YA Transgender Novels You Shouldn't Miss

 
Of course, there is BEELOVED PILGRIM, 2nd Edition, which I wrote, but far from being the only novel for and about transgender youth, there are a growing number whose titles and authors I would like to pass along.

This is by no means as long a list as it could and should be!  Tell us about more in the comments below!

FREEING STELLA by Zoe Lynne

Stella Marshall feels invisible to everyone but her sister Jessica and best friend Jenna. Thanks to their Friday night LGBTQ youth group meetings, she can be true to herself and cast aside the boy she was born as, Steven. The rest of the time, she locks herself away, because if her super conservative, Christian parents ever found out….

When her little sister admits to liking a girl as more than a friend, it becomes ten times harder for Stella to keep up the charade. She wants to stand by Jess and take some of the heat away, and that means coming out of the closet—even if it costs Stella her family and the girl of her dreams, Lillian Nelson. Unfortunately, it’s too frightening to give up the security of hiding behind Steven. But Stella knows she has to be brave, for herself and her sister.

THE OTHER ME by Suzanne Van Rooyen

Fifteen-year-old Treasa Prescott thinks she's an alien. She doesn’t fit in with the preppy South African private school crowd and feels claustrophobic in her own skin. Treasa is worried she might spend life as a social pariah when she meets Gabriel du Preez. Gabriel plays the piano better than Beethoven, has a black belt in karate, and would look good wearing a garbage bag. Treasa thinks he’s perfect. It might even be love, as long as Gabriel doesn't find out she's a freak.
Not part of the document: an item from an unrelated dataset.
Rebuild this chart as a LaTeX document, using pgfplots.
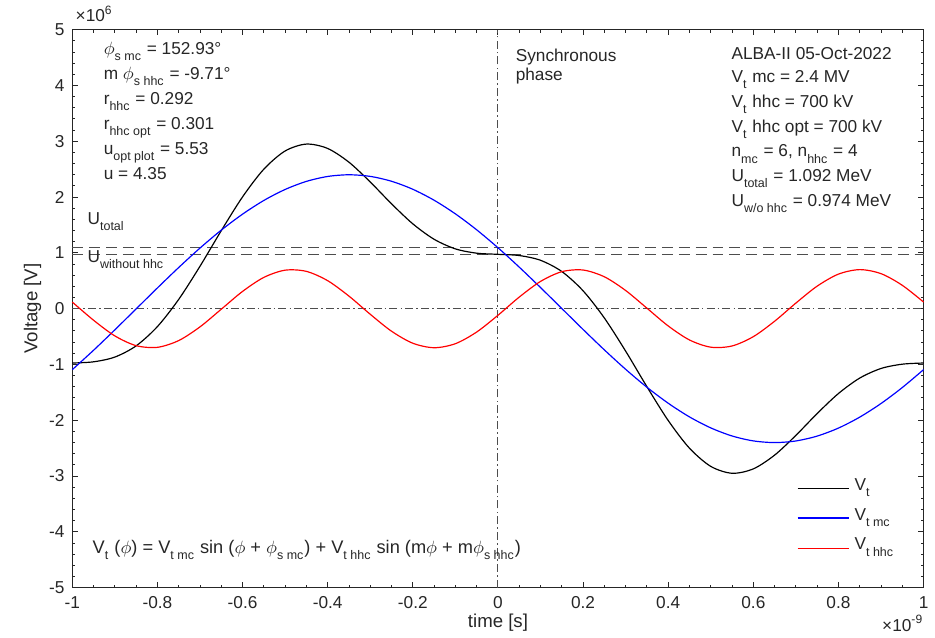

As Treasa spends time with Gabriel, she realizes she might not love him as much as she wants to be him, and that the reason she feels uncomfortable in her skin might have less to do with extra-terrestrial origins and more to do with being born in the wrong body.

But Gabriel is not the perfect boy Treasa imagines. He harbors dark secrets and self-destructive tendencies. Still, Treasa might be able to accept Gabriel’s baggage if he can accept who she longs to be.

BEAUTIFUL MUSIC FOR UGLY CHILDREN by Kirstin Cronn-Mills

"This is Beautiful Music for Ugly Children, on community radio 90.3, KZUK. I'm Gabe. Welcome to my show."

My birth name is Elizabeth, but I'm a guy. Gabe. My parents think I've gone crazy and the rest of the world is happy to agree with them, but I know I'm right. I've been a boy my whole life.

When you think about it, I'm like a record. Elizabeth is my A side, the song everybody knows, and Gabe is my B side--not heard as often, but just as good.

It's time to let my B side play.


LUCKY by Tia Fielding

Sloane would've given anything to have been born with the right body, but he hadn't. He’d have given anything to have his family back, but his father insisted that until Sloane was ready to become his heterosexual daughter again, he wanted nothing to do with him. So Sloane dealt with the challenges of living transgendered as best he could. Luckily, his best friend Jace was there with him every step of the way. Jace is the best man Sloane has ever met, but Jace is gay and Sloane still doesn’t have the right parts – until Jace proves that he loves Sloane just the way he is


REFUSE by Elliot Deline

Dean, a 22-year old female-to-male-transsexual, is no LGBT poster boy. Unemployed, depressed, mid-transition, friendless, and still living in the upstairs bedroom of his parents' house in a conservative suburb, he can think of little to do but write his memoir. In the third person, he tells the tale of his would-be love affair with his college roommate, Colin, another trans man with a girlfriend and a successful indie rock band. The plot is interrupted intermittently by Dean's first person commentary, often criticizing middle-class conformity-but also the queer counterculture from which he feels equally alienated. He is obsessed with Morrissey of The Smiths and wants nothing in life other than the same level of fame. As his far-fetched dreams become a foreseeable reality, he must decide between honesty and belonging, conformity or isolation, community or self....

BECOMING ALEC by Darwin Ward

Alec always thought she was a lesbian. She got thrown out of her house for it as a teenager, in fact. But when she moves to Chicago she begins a journey of self- discovery that leads to a place that she never imagined possible. She discovers that she isn't a lesbian at all....but a straight man.







1 comment:

  1. I had completely forgotten about BEAUTIFUL MUSIC FOR UGLY CHILDREN. I absolutely adored that book. I'm adding the rest to my to-read list, thanks for the recs!